Looking at the photo posted by the OP, I would have taken the route of repairing the finish, very carefully, mostly taking care to leave the original patina of the finish and the wood intact, but smoothing the finish. Then I would have applied a couple of thin coats of something. After the Meguiar's has gone on, applying coats of finish is tempting fate.

strumsilly
09-29-2014, 06:05 AM
I used Meguiar's ultimate compound, which is a rubbing compound. I smoothed the finish by sanding , then buffed. I don't plan on doing anything else for now. It does recommend waxing after the compound, but I'll follow your advice and not wax it.

strumsilly
09-29-2014, 06:21 AM
pics...........................
713727137371374

RichM
09-29-2014, 06:32 AM
Can't speak to the technical aspects, but as far as aesthetics go, that thing looks a million percent better than it did.

Chris_H
09-29-2014, 06:46 AM
Yes, Meguairs is designed for automotive finishes on metal. Stay away from waxes on wood finishes, unless you are doing a shellac and wax finish.

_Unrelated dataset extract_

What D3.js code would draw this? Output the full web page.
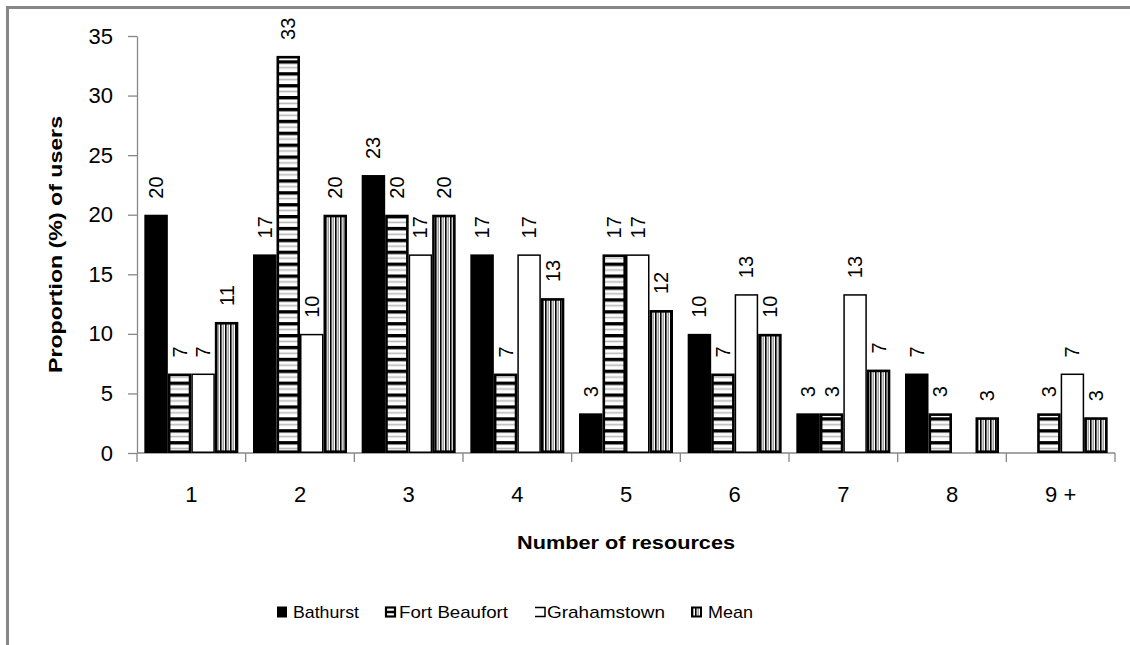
<!DOCTYPE html>
<html>
<head>
<meta charset="utf-8">
<script src="https://cdn.jsdelivr.net/npm/d3@7/dist/d3.min.js"></script>
<style>
  html, body { margin: 0; padding: 0; background: #fff; }
  svg { display: block; }
  text { font-family: "Liberation Sans", Arial, sans-serif; }
</style>
</head>
<body>
<svg id="chart" width="1130" height="645"></svg>
<script>
// ---------- data ----------
const categories = ["1", "2", "3", "4", "5", "6", "7", "8", "9 +"];
const seriesNames = ["Bathurst", "Fort Beaufort", "Grahamstown", "Mean"];
const bathurst     = [20, 16.67, 23.33, 16.67, 3.33, 10, 3.33, 6.67, null];
const fortBeaufort = [6.67, 33.33, 20, 6.67, 16.67, 6.67, 3.33, 3.33, 3.33];
const grahamstown  = [6.67, 10, 16.67, 16.67, 16.67, 13.33, 13.33, null, 6.67];
const meanValues   = [11, 20, 20, 13, 12, 10, 7, 3, 3];
const yTicks = [0, 5, 10, 15, 20, 25, 30, 35];
const xTitle = "Number of resources";
const yTitle = "Proportion (%) of users";

const seriesValues = [bathurst, fortBeaufort, grahamstown, meanValues];

// ---------- layout ----------
const svg = d3.select("#chart");
const plot = { left: 137, right: 1115, top: 36, bottom: 453 };

const defs = svg.append("defs");
// Fort Beaufort: horizontal stripes
const pH = defs.append("pattern").attr("id", "hstripe").attr("patternUnits", "userSpaceOnUse")
  .attr("width", 10).attr("height", 11.9).attr("y", plot.bottom);
pH.append("rect").attr("width", 10).attr("height", 11.9).attr("fill", "#fff");
pH.append("rect").attr("y", 0).attr("width", 10).attr("height", 3.4).attr("fill", "#000");
pH.append("rect").attr("y", 6.6).attr("width", 10).attr("height", 1.6).attr("fill", "#b8b8b8");
// Mean: vertical stripes
const pV = defs.append("pattern").attr("id", "vstripe").attr("patternUnits", "userSpaceOnUse")
  .attr("width", 5).attr("height", 10);
pV.append("rect").attr("width", 5).attr("height", 10).attr("fill", "#fff");
pV.append("rect").attr("x", 0).attr("width", 1.6).attr("height", 10).attr("fill", "#000");
pV.append("rect").attr("x", 2.6).attr("width", 1.2).attr("height", 10).attr("fill", "#8a8a8a");

const styles = [
  { fill: "#000", stroke: "#000", sw: 0 },
  { fill: "url(#hstripe)", stroke: "#000", sw: 2.6 },
  { fill: "#fff", stroke: "#000", sw: 1.5 },
  { fill: "url(#vstripe)", stroke: "#000", sw: 2.6 }
];

// outer frame
svg.append("rect").attr("x", 7.5).attr("y", 7.5).attr("width", 1300).attr("height", 800)
  .attr("fill", "#fff").attr("stroke", "#878787").attr("stroke-width", 3);

const x0 = d3.scaleBand().domain(categories).range([plot.left, plot.right])
  .paddingInner(0.135).paddingOuter(0.0675);
const x1 = d3.scaleBand().domain(seriesNames).range([0, x0.bandwidth()]);
const y = d3.scaleLinear().domain([0, 35]).range([plot.bottom, plot.top]);

// y axis
const yAxis = svg.append("g").attr("transform", `translate(${plot.left},0)`)
  .call(d3.axisLeft(y).tickValues(yTicks).tickSize(9).tickPadding(15).tickSizeOuter(0));
yAxis.select(".domain").attr("stroke", "#878787").attr("stroke-width", 1.3);
yAxis.selectAll(".tick line").attr("stroke", "#878787").attr("stroke-width", 1.3);
yAxis.selectAll(".tick text").attr("font-family", "Liberation Sans, Arial, sans-serif")
  .attr("font-size", 22).attr("fill", "#000");

// x axis
const xAxis = svg.append("g").attr("transform", `translate(0,${plot.bottom})`);
xAxis.append("line").attr("x1", plot.left).attr("x2", plot.right)
  .attr("stroke", "#878787").attr("stroke-width", 1.3);
const boundaries = d3.range(categories.length + 1).map(i => plot.left + i * x0.step());
xAxis.selectAll("line.tb").data(boundaries).join("line").attr("class", "tb")
  .attr("x1", d => d).attr("x2", d => d).attr("y1", 0).attr("y2", 9)
  .attr("stroke", "#878787").attr("stroke-width", 1.3);
xAxis.selectAll("text.xl").data(categories).join("text").attr("class", "xl")
  .attr("x", d => x0(d) + x0.bandwidth() / 2).attr("y", 49)
  .attr("text-anchor", "middle").attr("font-size", 22).attr("fill", "#000").text(d => d);

// bars
const fmt = d3.format(".0f");
seriesNames.forEach((s, si) => {
  const data = categories.map((c, ci) => ({ c, v: seriesValues[si][ci] })).filter(d => d.v != null && d.v > 0);
  const st = styles[si];
  const inset = st.sw / 2;
  svg.append("g").selectAll("rect").data(data).join("rect")
    .attr("x", d => x0(d.c) + x1(s) + (si === 0 ? 0 : inset))
    .attr("y", d => y(d.v) + inset)
    .attr("width", x1.bandwidth() - (si === 0 ? 0 : inset * 2))
    .attr("height", d => y(0) - y(d.v) - inset * 2)
    .attr("fill", st.fill).attr("stroke", st.sw ? st.stroke : "none").attr("stroke-width", st.sw);
  svg.append("g").selectAll("text").data(data).join("text")
    .attr("transform", d => `translate(${x0(d.c) + x1(s) + x1.bandwidth() / 2},${y(d.v) - 16}) rotate(-90)`)
    .attr("text-anchor", "start").attr("dominant-baseline", "central")
    .attr("font-size", 20).attr("fill", "#000").text(d => fmt(d.v));
});

// axis titles
svg.append("text").attr("x", (plot.left + plot.right) / 2).attr("y", 549)
  .attr("text-anchor", "middle").attr("font-weight", "bold").attr("font-size", 19)
  .attr("textLength", 218).attr("lengthAdjust", "spacingAndGlyphs").text(xTitle);
svg.append("text").attr("transform", `translate(62,${(plot.top + plot.bottom) / 2}) rotate(-90)`)
  .attr("text-anchor", "middle").attr("font-weight", "bold").attr("font-size", 19)
  .attr("textLength", 257).attr("lengthAdjust", "spacingAndGlyphs").text(yTitle);

// legend
const legendX = [277, 385, 535, 691];
const legendTextX = [293, 399, 547, 708];
const legendTextW = [66, 109, 118, 45];
const lg = svg.append("g");
seriesNames.forEach((s, i) => {
  const gx = legendX[i], gy = 606.5, sz = 11;
  if (i === 0) {
    lg.append("rect").attr("x", gx).attr("y", gy).attr("width", sz - 1).attr("height", sz).attr("fill", "#000");
  } else if (i === 1) {
    lg.append("rect").attr("x", gx + 1).attr("y", gy + 1).attr("width", sz - 2).attr("height", sz - 2)
      .attr("fill", "#fff").attr("stroke", "#000").attr("stroke-width", 2.2);
    lg.append("line").attr("x1", gx + 1).attr("x2", gx + sz - 1).attr("y1", gy + sz / 2).attr("y2", gy + sz / 2)
      .attr("stroke", "#000").attr("stroke-width", 2.5);
  } else if (i === 2) {
    lg.append("path").attr("d", `M${gx},${gy + 1}H${gx + sz - 1}V${gy + sz - 1}H${gx}`)
      .attr("fill", "none").attr("stroke", "#000").attr("stroke-width", 1.5);
  } else {
    lg.append("rect").attr("x", gx + 1).attr("y", gy + 1).attr("width", sz - 2).attr("height", sz - 2)
      .attr("fill", "url(#vstripe)").attr("stroke", "#000").attr("stroke-width", 2);
  }
  lg.append("text").attr("x", legendTextX[i]).attr("y", 618).attr("font-size", 17)
    .attr("textLength", legendTextW[i]).attr("lengthAdjust", "spacingAndGlyphs")
    .attr("fill", "#000").text(s);
});
</script>
</body>
</html>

I did not see your sand through in the pics. How did that look? Can you get a pic that shows the texture of the rubbed finish? Curious to see. Were you able to completely remove the sags and bubble marks?


It is difficult to see in the pics, but if you managed to remove/ reduce the previously existing flaws in the finish, and at the same time, leaving minimal trace of your work, great job! And you did not even have to pull out any finishes, nor from what I can see, mess with the existing gorgeous patina of the Mahogany. :)

strumsilly
09-29-2014, 07:09 AM
thanks for all of your advice Chris. I was not able to remove all the sags and bumps, but compared to how it looked and felt, it's lots better. One of my main goals was not to mess up the beautiful color the mahog has , very similar to a gibson baritone I once had [another member now has]I'll try to take a picture of the texture, but it is hard, you have to get just the right angle without glare. I need to go back and buff some more, but hand buffing is time consuming and I was anxious to get er playing.